1.  I didn't find anything in Emily Zants's post that indicated that the
computer was the students' initial exposure to the films they were
studying.  Once the student has experienced the film "on the big screen",
various electronic forms are useful for assorted kinds of study.
2.  The type or focus of the class has some bearing on the use of
electronic media.  I teach classes in film analysis and have several uses
for videotape, laserdisc and computer technology in breaking down films and
demonstrating principles of film analysis.  The students are required to
see at least one full screening in class first.

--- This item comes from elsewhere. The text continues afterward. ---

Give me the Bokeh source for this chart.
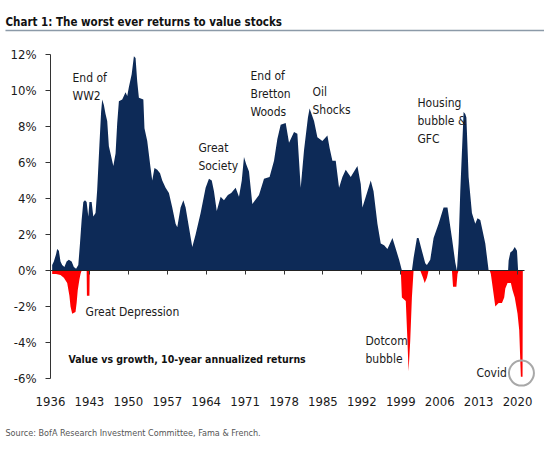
from bokeh.plotting import figure
from bokeh.models import Range1d, LinearAxis, FixedTicker, Label, Arrow
from bokeh.embed import file_html
from bokeh.resources import INLINE

# ---------------- data ----------------
blue_years = [1936.3, 1936.6, 1937.0, 1937.2, 1937.5, 1937.8, 1938.1, 1938.5, 1938.9, 1939.3,
              1939.8, 1940.2, 1940.6, 1941.0, 1941.3, 1941.6, 1941.9, 1942.2, 1942.5, 1942.8,
              1943.0, 1943.4, 1943.7, 1944.1, 1944.4, 1944.8, 1945.1, 1945.3, 1945.6, 1945.9,
              1946.2, 1946.5, 1946.8, 1947.3, 1947.7, 1948.0, 1948.3, 1948.9, 1949.5, 1949.8,
              1950.1, 1950.6, 1951.0, 1951.3, 1951.6, 1951.9, 1952.7, 1952.9, 1953.4, 1954.0,
              1954.3, 1954.7, 1955.2, 1955.7, 1956.1, 1956.7, 1957.3, 1957.9, 1958.5, 1958.8,
              1959.4, 1959.9, 1960.3, 1960.9, 1961.5, 1962.1, 1963.0, 1963.9, 1964.5, 1965.0,
              1965.4, 1965.9, 1966.6, 1967.2, 1967.9, 1968.5, 1969.3, 1969.9, 1970.4, 1970.8,
              1971.2, 1971.7, 1972.3, 1973.5, 1974.4, 1975.4, 1976.2, 1976.8, 1977.4, 1978.3,
              1978.9, 1979.8, 1980.4, 1981.0, 1981.6, 1982.3, 1982.6, 1983.4, 1984.0, 1984.9,
              1985.8, 1986.2, 1986.7, 1987.3, 1987.9, 1988.5, 1989.1, 1990.0, 1991.2, 1991.8,
              1992.1, 1992.8, 1993.6, 1994.1, 1994.8, 1995.4, 1996.0, 1996.6, 1997.5, 1998.0,
              1998.7, 1999.2, 2001.0, 2001.3, 2001.9, 2002.2, 2002.8, 2003.4, 2003.7, 2004.3,
              2004.9, 2005.8, 2006.7, 2007.4, 2008.2, 2008.8, 2009.1, 2009.4, 2009.7, 2010.3,
              2010.6, 2010.8, 2011.2, 2011.8, 2012.4, 2012.8, 2013.3, 2014.2, 2014.8, 2018.3,
              2018.4, 2018.7, 2019.1, 2019.5, 2019.9, 2020.1]
blue_values = [0.3, 0.5, 0.9, 1.2, 1.1, 0.5, 0.3, 0.2, 0.5, 0.6,
               0.5, 0.2, 0.1, 0.3, 1.5, 2.8, 3.8, 3.9, 3.8, 3.0,
               3.8, 3.8, 3.0, 3.2, 4.5, 7.0, 8.8, 9.5, 9.2, 8.7,
               8.3, 6.9, 6.5, 5.8, 6.5, 8.2, 9.4, 9.5, 9.9, 9.7,
               10.2, 10.9, 11.9, 11.8, 10.5, 9.6, 9.5, 7.9, 7.2, 5.7,
               5.0, 5.7, 5.6, 5.4, 5.0, 4.6, 4.3, 3.5, 2.6, 2.4,
               3.5, 3.9, 3.5, 2.4, 1.3, 2.0, 3.2, 4.6, 5.1, 5.0,
               4.4, 3.3, 4.1, 3.9, 4.2, 4.3, 4.6, 4.1, 5.0, 6.3,
               5.9, 5.5, 3.7, 4.2, 5.1, 5.2, 6.1, 7.3, 8.1, 8.2,
               7.1, 7.7, 7.6, 4.6, 6.7, 8.5, 9.0, 8.3, 7.4, 7.2,
               7.5, 6.8, 6.1, 6.1, 4.6, 5.2, 5.6, 5.2, 5.8, 4.8,
               3.5, 4.2, 5.0, 4.4, 2.6, 1.5, 1.4, 1.2, 1.8, 1.3,
               0.6, 0.0, 0.0, 0.7, 1.8, 1.8, 1.1, 0.4, 0.3, 0.6,
               1.8, 2.6, 3.5, 3.5, 1.8, 0.45, 0.0, 1.5, 4.4, 8.8,
               8.7, 8.5, 5.2, 3.2, 2.6, 2.9, 2.8, 1.5, 0.0, 0.0,
               0.55, 1.0, 1.1, 1.3, 1.1, 0.0]

red_years = [1936.3, 1937.0, 1937.8, 1938.4, 1939.0, 1939.4, 1939.6, 1939.9, 1940.5, 1940.7,
             1940.9, 1941.2, 1941.4, 1941.6, 1942.5, 1942.55, 1943.0, 1943.05,
             1999.0, 1999.2, 1999.9, 2000.2, 2000.4, 2000.7, 2001.0, 2001.3,
             2002.5, 2003.0, 2003.3, 2003.7, 2004.0,
             2008.2, 2008.4, 2009.0, 2009.2, 2009.4,
             2015.0, 2015.2, 2015.6, 2016.0, 2016.6, 2017.2, 2017.6, 2017.8, 2018.2, 2018.8,
             2019.1, 2019.5, 2020.0, 2020.3, 2020.6, 2020.9, 2020.95]
red_values = [-0.2, -0.2, -0.25, -0.4, -0.7, -1.4, -2.0, -2.4, -2.3, -1.8,
              -1.1, -0.5, -0.2, 0.0, 0.0, -1.4, -1.4, 0.0,
              0.0, -1.5, -1.7, -3.9, -5.6, -3.9, -1.5, 0.0,
              0.0, -0.4, -0.7, -0.4, 0.0,
              0.0, -0.9, -0.9, -0.2, 0.0,
              0.0, -0.2, -1.1, -2.0, -1.8, -1.8, -1.5, -1.0, -0.7, -0.7,
              -1.1, -1.5, -2.4, -3.3, -5.9, -5.9, 0.0]

x_ticks = [1936, 1943, 1950, 1957, 1964, 1971, 1978, 1985, 1992, 1999, 2006, 2013, 2020]
y_ticks = [-6, -4, -2, 0, 2, 4, 6, 8, 10, 12]
y_tick_labels = {v: f"{v}%" for v in y_ticks}

title_text = "Chart 1: The worst ever returns to value stocks"
subtitle_text = "Value vs growth, 10-year annualized returns"
source_text = "Source:  BofA Research Investment Committee, Fama & French."
annotations = [
    (["End of", "WW2"], 1939.96, 10.72),
    (["Great", "Society"], 1962.6, 6.83),
    (["End of", "Bretton", "Woods"], 1971.97, 10.78),
    (["Oil", "Shocks"], 1983.12, 9.89),
    (["Housing", "bubble &", "GFC"], 2002.0, 9.33),
    (["Great Depression"], 1942.3, -2.28),
    (["Dotcom", "bubble"], 1992.65, -3.94),
    (["Covid"], 2012.6, -5.67),
]

# ---------------- style ----------------
NAVY = "#0d2a57"
RED = "#ff0000"
FONT = "'DejaVu Sans Condensed', 'Liberation Sans', sans-serif"
TXT = "#1a1a1a"

# frame covers the whole canvas: 5.56 px per year, 18 px per percentage point
p = figure(width=544, height=449, output_backend="svg", toolbar_location=None,
           x_range=Range1d(1927.007, 2024.849), y_range=Range1d(-9.944, 15.0),
           x_axis_location=None, y_axis_location=None)
p.min_border = 0
p.min_border_left = 0
p.min_border_right = 0
p.min_border_top = 0
p.min_border_bottom = 0
p.outline_line_color = None
p.xgrid.visible = False
p.ygrid.visible = False
p.background_fill_color = "white"
p.border_fill_color = "white"

p.varea(x=blue_years, y1=0, y2=blue_values, fill_color=NAVY)
p.varea(x=red_years, y1=0, y2=red_values, fill_color=RED)

# Covid circle around the deepest point
i_min = red_values.index(min(red_values))
p.scatter(x=[red_years[i_min] + 0.1], y=[red_values[i_min] + 0.2], size=25, marker="circle",
          fill_color=None, line_color="#a8a8a8", line_width=2)

# y axis
yax = LinearAxis(ticker=FixedTicker(ticks=y_ticks), major_label_overrides=y_tick_labels,
                 bounds=(y_ticks[0], y_ticks[-1]), fixed_location=x_ticks[0])
yax.axis_line_color = "#333333"
yax.major_tick_line_color = "#333333"
yax.major_tick_out = 5
yax.major_tick_in = 0
yax.minor_tick_line_color = None
yax.major_label_standoff = 9
yax.major_label_text_font = FONT
yax.major_label_text_font_size = "13px"
yax.major_label_text_color = TXT
p.add_layout(yax, "left")

# x labels under the plot
xax = LinearAxis(ticker=FixedTicker(ticks=x_ticks), fixed_location=-6.5)
xax.axis_line_color = None
xax.major_tick_line_color = None
xax.minor_tick_line_color = None
xax.major_label_standoff = 3
xax.major_label_text_font = FONT
xax.major_label_text_font_size = "13px"
xax.major_label_text_color = TXT
p.add_layout(xax, "below")

# zero line with tick marks
zax = LinearAxis(ticker=FixedTicker(ticks=x_ticks), fixed_location=0,
                 bounds=(x_ticks[0], 2021.3))
zax.axis_line_color = "#222222"
zax.axis_line_width = 1.2
zax.major_tick_line_color = "#333333"
zax.major_tick_out = 4
zax.major_tick_in = 0
zax.minor_tick_line_color = None
zax.major_label_text_color = None
p.add_layout(zax, "below")

for lines, xx, yy in annotations:
    for k, line in enumerate(lines):
        p.add_layout(Label(x=xx, y=yy - k, text=line, text_font=FONT, text_font_size="12px",
                           text_color=TXT, text_baseline="middle", text_align="left"))

p.add_layout(Label(x=1939.24, y=-4.89, text=subtitle_text, text_font=FONT,
                   text_font_size="10.5px", text_font_style="bold", text_color="#111111",
                   text_baseline="middle"))

p.add_layout(Label(x=1927.9, y=13.83, text=title_text, text_font=FONT,
                   text_font_size="11.5px", text_font_style="bold", text_color="#111111",
                   text_baseline="middle"))
p.add_layout(Arrow(x_start=1927.9, y_start=13.33, x_end=2024.849, y_end=13.33, end=None,
                   line_color="#8c9aa8", line_width=1.5))
p.add_layout(Label(x=1927.9, y=-9.0, text=source_text, text_font=FONT,
                   text_font_size="9px", text_color="#555555", text_baseline="middle"))

open("out.html", "w").write(file_html(p, INLINE))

3.  More often than not, the equipment and prints available to an
educational
institution and other factors are a far cry from the conditions in which a
film is meant to
be seen, anyway.  For instance, we have rear projection, 16mm equipment
for film in the standard format and some very old, multiply spliced and
scratched, mostly faded prints in our film library.  Rental films are
seldom better, usually worse.  Our
anamorphic projectors have not worked properly for years.  Students watch
these films in a classroom with lights partially up so they can take
notes.  At least with
laserdisc (letterboxed and also rear projected), I can show the entire
wide-screen image of a film like _2001_ or _The Graduate_ with full
color and clear, skipless sound, which, at
least in some cases, is the next best thing to "the real thing."  I'd
like nothing better than to have good prints in a real theatre with
state-of-the-art equipment, etc. etc.  Wouldn't we all.